I’m much too much of a goodie-two-shoes to ever go off-piste or exercise any wilful negligence in modifying my medication intake without getting the green light from the team of doctors. I’ve read some harrowing stories about negligent patients who decide to take their medication into their own hands and as a result suffer awful consequences. I also have too much respect for my donor, my body, my doctors and my community to ever be so irresponsible (and I know what rejection feels like: it feels like death).
There is of course a small part of me that believes that I will one day be that patient who somehow achieves medication freedom (preceded, of course, by spiritual enlightenment). The doctors would exclaim “By George! She’s managed another miracle!” They’d look at the numbers on my multi-page blood tests and call me in for more labs. They’d proclaim, in total disbelief, “Well – this is unheard of, Nora – but these numbers prove that you’re the first patient in the history of transplant to completely and fully accept your liver into your body. You’re a medical miracle. Goodbye now. Please donate your body to science so we can study you at length and then name a wing after you.” I would shake my head, humbly decline having a wing named after me, and walk out of the clinic and into the smoggy sunset. My transplanted liver would just tick away in my body and my immune system would live with it in harmony and ne’er would the two combat again.
That is most likely never going to happen, if we’re being realists (which I hate having to be, another result of readjusting to life with a chronic condition). The meds can’t take away my daydreams—even if they rule my night-terrors! If we’re all talking on our video phones as the Jetsons predicted in the mid-1960s and only a step away from the hyperloop, I can still reasonably dream about zero medication needed to sustain my life.

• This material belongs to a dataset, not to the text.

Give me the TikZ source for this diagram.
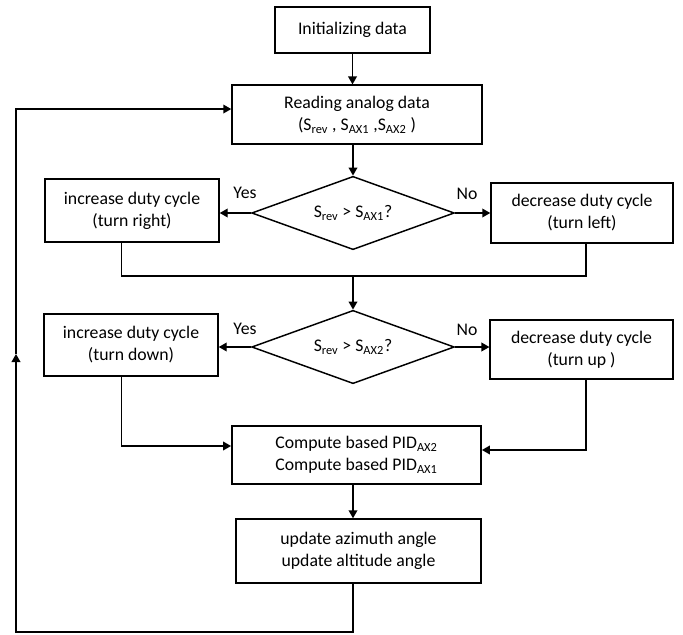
\documentclass[tikz,border=0pt]{standalone}
\usepackage{fontspec}
\setmainfont{Carlito}
\usepackage{tikz}
\usetikzlibrary{arrows.meta, shapes.geometric}
\tikzset{
  process box/.style={
    draw,
    line width=1.1pt,
    align=center,
    inner sep=0pt,
    font=\fontsize{13.3}{16.5}\selectfont
  },
  decision/.style={
    draw,
    diamond,
    line width=1.1pt,
    inner sep=0pt,
    shape aspect=2.8,
    minimum width=152pt,
    minimum height=55pt,
    font=\fontsize{13.3}{15}\selectfont
  },
  flow/.style={
    -{Triangle[length=6pt, width=6.5pt]},
    line width=1.1pt
  },
  plain line/.style={
    -,
    line width=1.1pt
  },
  branch label/.style={
    font=\fontsize{13.3}{15}\selectfont
  }
}

\begin{document}
\begin{tikzpicture}[x=0.75pt, y=-0.75pt]
    \useasboundingbox (0,0) rectangle (683,635);

    % 1. start and reading
    \node[process box, minimum width=116pt, minimum height=34.5pt] (init) at (352.5, 30) {Initializing data};
    \node[process box, minimum width=187.5pt, minimum height=44pt] (read) at (357, 114.5)
      {Reading analog data\\(S\textsubscript{rev} , S\textsubscript{AX1} ,S\textsubscript{AX2} )};
    \draw[flow] (init.south) -- (init.south |- read.north);

    % 2. first decision (AX1)
    \node[decision] (dec1) at (353, 213) {S\textsubscript{rev} > S\textsubscript{AX1}?};
    \node[process box, minimum width=130.5pt, minimum height=47pt] (incR) at (132, 210.5)
      {increase duty cycle\\(turn right)};
    \node[process box, minimum width=136.5pt, minimum height=45pt] (decL) at (582, 213)
      {decrease duty cycle\\(turn left)};
    \node[branch label] (yes1) at (245, 193) {Yes};
    \node[branch label] (no1) at (467, 194) {No};
    \draw[flow] (dec1.north |- read.south) -- (dec1.north);
    \draw[flow] (dec1.west) -- (dec1.west -| incR.east);
    \draw[flow] (dec1.east) -- (dec1.east -| decL.west);

    % merge of both branches
    \coordinate (merge1) at (353, 276);
    \draw[plain line] ([xshift=-8pt]incR.south) |- (merge1) -| ([xshift=3pt]decL.south);

    % 3. second decision (AX2)
    \node[decision] (dec2) at (353, 347) {S\textsubscript{rev} > S\textsubscript{AX2}?};
    \node[process box, minimum width=130.5pt, minimum height=46.5pt] (incD) at (131, 345)
      {increase duty cycle\\(turn down)};
    \node[process box, minimum width=137pt, minimum height=44pt] (decU) at (581.5, 349.5)
      {decrease duty cycle\\(turn up )};
    \node[branch label] (yes2) at (245, 329) {Yes};
    \node[branch label] (no2) at (467, 330) {No};
    \draw[flow] (merge1) -- (dec2.north);
    \draw[flow] (dec2.west) -- (dec2.west -| incD.east);
    \draw[flow] (dec2.east) -- (dec2.east -| decU.west);

    % 4. PID and update
    \node[process box, minimum width=187pt, minimum height=43.5pt] (comp) at (356.5, 455)
      {Compute based PID\textsubscript{AX2}\\Compute based PID\textsubscript{AX1}};
    \node[process box, minimum width=184pt, minimum height=48pt] (upd) at (358.5, 551)
      {update azimuth angle\\update altitude angle};
    \draw[flow] ([xshift=-7pt]incD.south) |- ([yshift=6.75pt]comp.west);
    \draw[flow] ([xshift=3.4pt]decU.south) |- ([yshift=3.75pt]comp.east);
    \draw[flow] (comp.south -| merge1) -- (upd.north -| merge1);

    % 5. loop back to reading
    \coordinate (loopB) at (16, 632);
    \coordinate (loopM) at (16, 354);
    \draw[flow] (upd.south -| merge1) |- (loopB) -- (loopM);
    \draw[flow] (loopM) |- ([yshift=4.1pt]read.west);

  \end{tikzpicture}
\end{document}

At Northwestern, transplant doctors are asked everyday whether already transplanted patients are potential candidates for the study: “For now, the answer is that it is too late. These patients are not candidates for these new strategies to modify the immune system. But researchers hope that situation will change as they learn more.”
So, back to what we already guessed was true: I’m stuck with my medication for a lifetime. Just like any relationship, it will take work and loving compromise (if only in my head) in order to exist harmoniously with one another. Although it does seem that only one of us is doing the heavy lifting here – hand to mouth, twice a day, with a lot of back-chat from the Other.
Sometimes I wake up in the morning and I forget. I forget that this is who I am now. For a split-second, I’m just Nora, there’s nothing to do but wake up, have breakfast, take a shower, go to work. None of it happened. I’ve just continued on with my life and that liver scare was just that – a scare. It was all just a dream, wasn’t it? And then I remember again. And I make my breakfast, and I have my shower, and I take my panoply of life-saving medication because that is who I am now. And I’d like to be here for it again tomorrow.